Überdenken von Rückzug

Goldene Worte von Gerhard Henschel

Erinnern Sie sich noch an eine Nachricht, die Ende letzten Jahres durch den deutschsprachigen Raum ging? »Trump-Vertrauter fordert Überdenken von Rückzug aus Syrien«, lautete sie. Gemeint war, dass Lindsey Graham, ein Vertrauter des US-Präsidenten Donald Trump, die Forderung erhoben habe, den geplanten Rückzug amerikanischer Soldaten aus Syrien zu überdenken. Aber war es sprachpolizeilich tatsächlich erlaubt, in diesem Zusammenhang von einer Forderung nach »Überdenken von Rückzug« zu sprechen? Hörte sich das nicht gar zu primitiv und höhlenmenschlich an? Wäre »Trump-Vertrauter fordert Überdenken des Rückzugs aus Syrien« nicht ein klein wenig eleganter gewesen? Denn Lindsey Graham hatte ja schließlich nicht den Rückzug der Truppen dazu aufgefordert, etwas zu überdenken.
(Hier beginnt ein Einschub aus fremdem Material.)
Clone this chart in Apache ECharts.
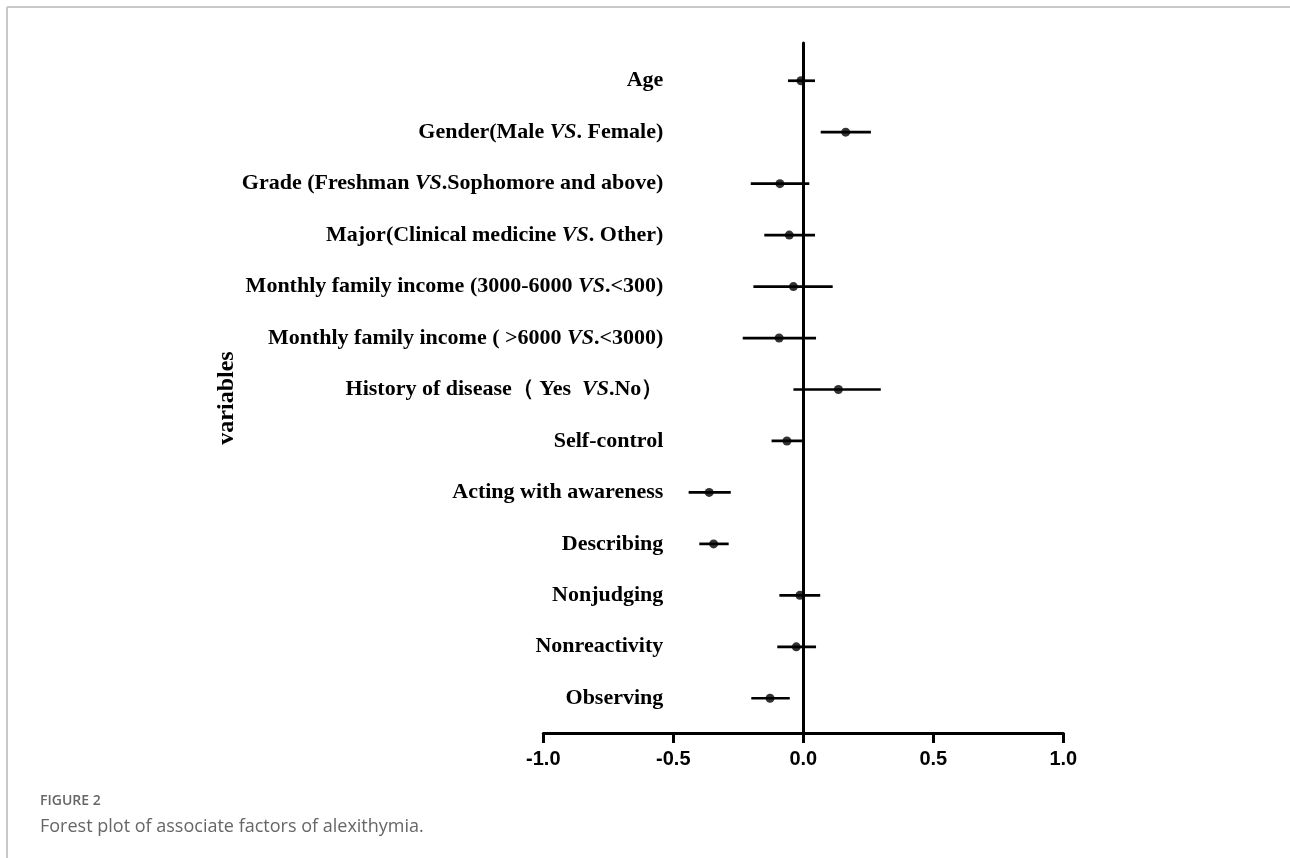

Ich achte seither darauf, ob noch jemand anderes ein »Überdenken von« etwas fordert, doch alle Forderungen, die sich auf meinen Radarschirm verirrt haben, sind in noch fernerer Vergangen – heit erhoben worden: 2018 forderte der Deutsche Orthopäden- und Unfallchirurgen-Verband e.V. in Saarbrücken ein »Überdenken von Vitamin-D-Leitlinien«, 2016 forderte der Verband Berlin-Brandenburgischer Wohnungsunternehmen e.V. ein »Überdenken von Baunormen«, 2013 forderte der Nürnberger Arbeitsmarktforscher Herbert Brücker ein »Überdenken von Vorurteilen« gegenüber Zuwanderern, und 2000 forderte der Kärntner Landeshauptmann Jörg Haider ein »Überdenken von Schengen«. Daran ist rein sprachlich nichts auszusetzen. Das Überdenken von Vitamin-D-Leitlinien, Baunormen, Vorurteilen und Schengen mag hingehen. Nicht aber die holprige Forderung nach einem »Überdenken von Rückzug«.

Und was halten Sie von der folgenden Meldung einer österreichischen Nachrichtenagentur? »Grüne fordern Überdenken von finanziellem Fass ohne Boden und Rechtsgrundlage« – ein schwieriger Fall, nicht wahr? Kann man ein Fass überhaupt überdenken? Oder ohne Boden und Rechtsgrundlage ein Überdenken von ihm verlangen?

Vielleicht sollten wir uns sicherheitshalber, damit keine Missverständnisse mehr aufkommen, von der Lautsprache verabschieden und nur noch Fäuste oder Blumen sprechen lassen. Es ist möglich, dass die Deutsche Akademie für Sprache und Dichtung dann ein Überdenken von Rückzug aus Sprache fordert. Vorher sollte das Präsidium der Akademie jedoch alle ihre Mitglieder fragen, ob sie jemals persönlich die idiotische Wortfolge »Überdenken von Rückzug« niedergeschrieben haben. Auf das Ergebnis dieser Umfrage dürfte man gespannt sein.